→ SET PROBLEM
Write out the listing below exactly, and omit any images you find in it.

→ DATA FOR THIS EXERCISE
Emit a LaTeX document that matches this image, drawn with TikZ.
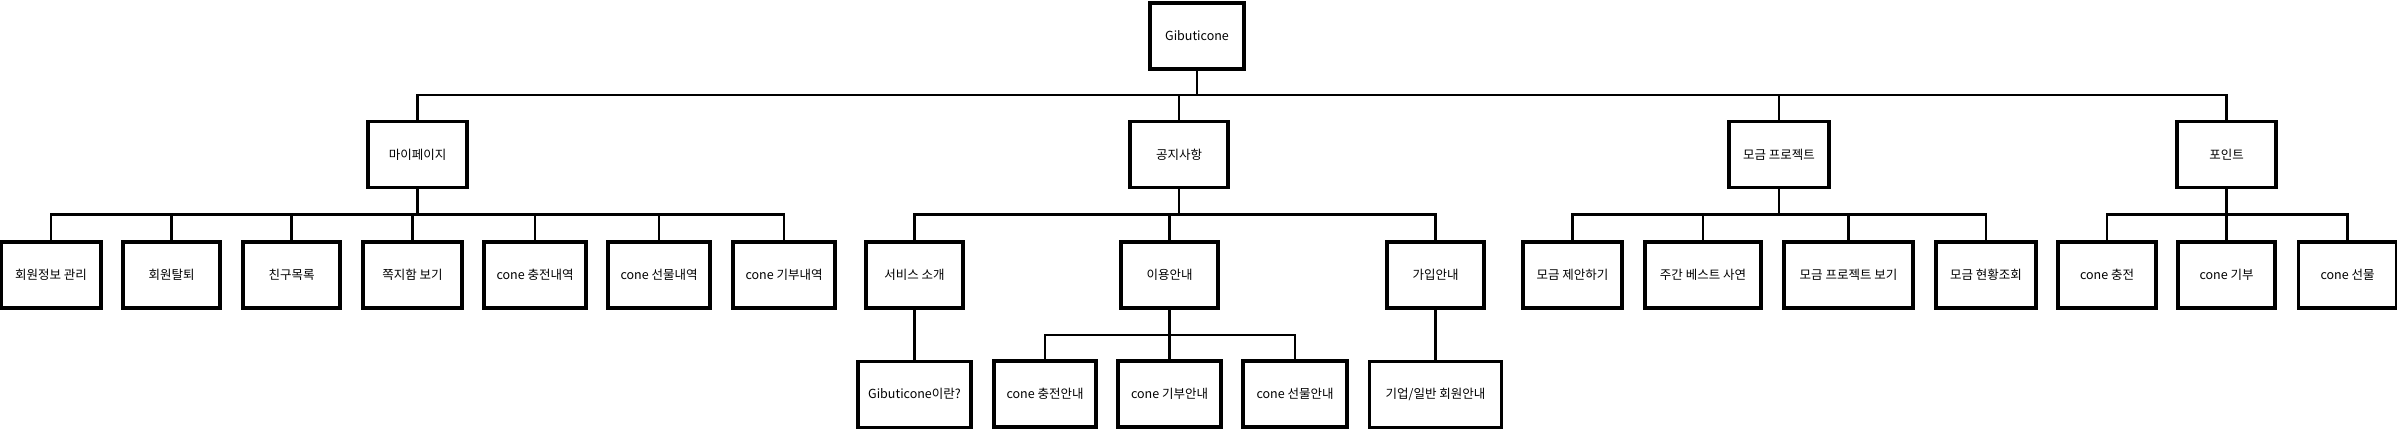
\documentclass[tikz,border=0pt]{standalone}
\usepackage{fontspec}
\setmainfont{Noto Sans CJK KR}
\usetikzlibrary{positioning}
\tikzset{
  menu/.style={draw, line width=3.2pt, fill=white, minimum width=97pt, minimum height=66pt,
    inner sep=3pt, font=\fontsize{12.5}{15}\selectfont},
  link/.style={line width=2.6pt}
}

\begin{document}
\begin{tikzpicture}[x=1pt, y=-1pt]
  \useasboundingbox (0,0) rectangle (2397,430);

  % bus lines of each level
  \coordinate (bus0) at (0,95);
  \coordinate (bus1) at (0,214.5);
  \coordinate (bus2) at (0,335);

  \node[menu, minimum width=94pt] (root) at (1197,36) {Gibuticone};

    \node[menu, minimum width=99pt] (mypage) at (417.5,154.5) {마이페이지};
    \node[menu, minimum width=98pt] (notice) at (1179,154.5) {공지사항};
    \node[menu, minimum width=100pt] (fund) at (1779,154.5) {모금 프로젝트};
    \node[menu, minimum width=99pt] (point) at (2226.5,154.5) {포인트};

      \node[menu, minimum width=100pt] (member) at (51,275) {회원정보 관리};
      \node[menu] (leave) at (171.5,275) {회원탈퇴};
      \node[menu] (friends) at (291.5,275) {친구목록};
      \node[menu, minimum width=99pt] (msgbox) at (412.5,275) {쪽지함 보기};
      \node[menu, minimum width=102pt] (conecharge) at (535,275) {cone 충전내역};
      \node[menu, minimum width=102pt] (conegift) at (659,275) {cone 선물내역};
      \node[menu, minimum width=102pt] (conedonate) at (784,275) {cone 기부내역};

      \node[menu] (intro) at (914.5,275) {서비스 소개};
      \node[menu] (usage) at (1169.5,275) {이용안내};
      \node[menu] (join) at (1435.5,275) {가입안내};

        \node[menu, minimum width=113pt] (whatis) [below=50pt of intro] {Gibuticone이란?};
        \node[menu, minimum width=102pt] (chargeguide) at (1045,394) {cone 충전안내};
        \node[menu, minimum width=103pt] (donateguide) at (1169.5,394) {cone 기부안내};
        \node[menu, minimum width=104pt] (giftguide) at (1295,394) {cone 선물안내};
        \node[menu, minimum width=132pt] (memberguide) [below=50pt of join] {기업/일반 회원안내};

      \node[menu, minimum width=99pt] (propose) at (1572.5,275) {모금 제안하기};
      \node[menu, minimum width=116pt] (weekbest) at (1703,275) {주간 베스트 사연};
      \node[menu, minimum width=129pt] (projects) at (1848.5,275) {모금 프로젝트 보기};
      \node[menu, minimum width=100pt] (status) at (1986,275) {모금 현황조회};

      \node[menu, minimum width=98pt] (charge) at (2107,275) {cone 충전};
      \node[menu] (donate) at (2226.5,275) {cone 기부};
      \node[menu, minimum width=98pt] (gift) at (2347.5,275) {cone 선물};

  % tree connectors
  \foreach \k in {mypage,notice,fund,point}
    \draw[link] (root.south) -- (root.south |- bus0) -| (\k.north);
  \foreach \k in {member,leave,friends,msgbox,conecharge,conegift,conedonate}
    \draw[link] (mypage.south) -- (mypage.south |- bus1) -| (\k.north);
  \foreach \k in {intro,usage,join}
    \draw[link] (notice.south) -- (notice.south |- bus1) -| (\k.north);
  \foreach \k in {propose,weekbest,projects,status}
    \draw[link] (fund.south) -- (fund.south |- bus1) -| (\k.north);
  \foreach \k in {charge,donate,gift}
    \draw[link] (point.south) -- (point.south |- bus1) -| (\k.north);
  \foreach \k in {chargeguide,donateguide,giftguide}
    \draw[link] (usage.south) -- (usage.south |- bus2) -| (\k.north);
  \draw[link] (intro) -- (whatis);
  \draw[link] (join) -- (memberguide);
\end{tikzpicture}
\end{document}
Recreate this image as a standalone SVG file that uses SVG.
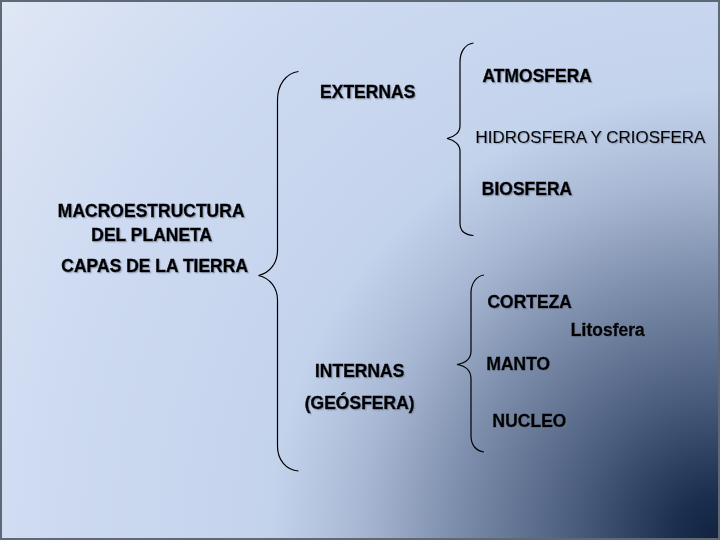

→ EXPECTED OUTPUT
Emit a LaTeX document that matches this image, drawn with TikZ.
\documentclass[tikz,border=0pt]{standalone}
\usepackage{fontspec}
\setmainfont{Noto Sans CJK KR}
\usetikzlibrary{positioning}
\tikzset{
  menu/.style={draw, line width=3.2pt, fill=white, minimum width=97pt, minimum height=66pt,
    inner sep=3pt, font=\fontsize{12.5}{15}\selectfont},
  link/.style={line width=2.6pt}
}

\begin{document}
\begin{tikzpicture}[x=1pt, y=-1pt]
  \useasboundingbox (0,0) rectangle (2397,430);

  % bus lines of each level
  \coordinate (bus0) at (0,95);
  \coordinate (bus1) at (0,214.5);
  \coordinate (bus2) at (0,335);

  \node[menu, minimum width=94pt] (root) at (1197,36) {Gibuticone};

    \node[menu, minimum width=99pt] (mypage) at (417.5,154.5) {마이페이지};
    \node[menu, minimum width=98pt] (notice) at (1179,154.5) {공지사항};
    \node[menu, minimum width=100pt] (fund) at (1779,154.5) {모금 프로젝트};
    \node[menu, minimum width=99pt] (point) at (2226.5,154.5) {포인트};

      \node[menu, minimum width=100pt] (member) at (51,275) {회원정보 관리};
      \node[menu] (leave) at (171.5,275) {회원탈퇴};
      \node[menu] (friends) at (291.5,275) {친구목록};
      \node[menu, minimum width=99pt] (msgbox) at (412.5,275) {쪽지함 보기};
      \node[menu, minimum width=102pt] (conecharge) at (535,275) {cone 충전내역};
      \node[menu, minimum width=102pt] (conegift) at (659,275) {cone 선물내역};
      \node[menu, minimum width=102pt] (conedonate) at (784,275) {cone 기부내역};

      \node[menu] (intro) at (914.5,275) {서비스 소개};
      \node[menu] (usage) at (1169.5,275) {이용안내};
      \node[menu] (join) at (1435.5,275) {가입안내};

        \node[menu, minimum width=113pt] (whatis) [below=50pt of intro] {Gibuticone이란?};
        \node[menu, minimum width=102pt] (chargeguide) at (1045,394) {cone 충전안내};
        \node[menu, minimum width=103pt] (donateguide) at (1169.5,394) {cone 기부안내};
        \node[menu, minimum width=104pt] (giftguide) at (1295,394) {cone 선물안내};
        \node[menu, minimum width=132pt] (memberguide) [below=50pt of join] {기업/일반 회원안내};

      \node[menu, minimum width=99pt] (propose) at (1572.5,275) {모금 제안하기};
      \node[menu, minimum width=116pt] (weekbest) at (1703,275) {주간 베스트 사연};
      \node[menu, minimum width=129pt] (projects) at (1848.5,275) {모금 프로젝트 보기};
      \node[menu, minimum width=100pt] (status) at (1986,275) {모금 현황조회};

      \node[menu, minimum width=98pt] (charge) at (2107,275) {cone 충전};
      \node[menu] (donate) at (2226.5,275) {cone 기부};
      \node[menu, minimum width=98pt] (gift) at (2347.5,275) {cone 선물};

  % tree connectors
  \foreach \k in {mypage,notice,fund,point}
    \draw[link] (root.south) -- (root.south |- bus0) -| (\k.north);
  \foreach \k in {member,leave,friends,msgbox,conecharge,conegift,conedonate}
    \draw[link] (mypage.south) -- (mypage.south |- bus1) -| (\k.north);
  \foreach \k in {intro,usage,join}
    \draw[link] (notice.south) -- (notice.south |- bus1) -| (\k.north);
  \foreach \k in {propose,weekbest,projects,status}
    \draw[link] (fund.south) -- (fund.south |- bus1) -| (\k.north);
  \foreach \k in {charge,donate,gift}
    \draw[link] (point.south) -- (point.south |- bus1) -| (\k.north);
  \foreach \k in {chargeguide,donateguide,giftguide}
    \draw[link] (usage.south) -- (usage.south |- bus2) -| (\k.north);
  \draw[link] (intro) -- (whatis);
  \draw[link] (join) -- (memberguide);
\end{tikzpicture}
\end{document}
Recreate this image as a standalone SVG file that uses SVG.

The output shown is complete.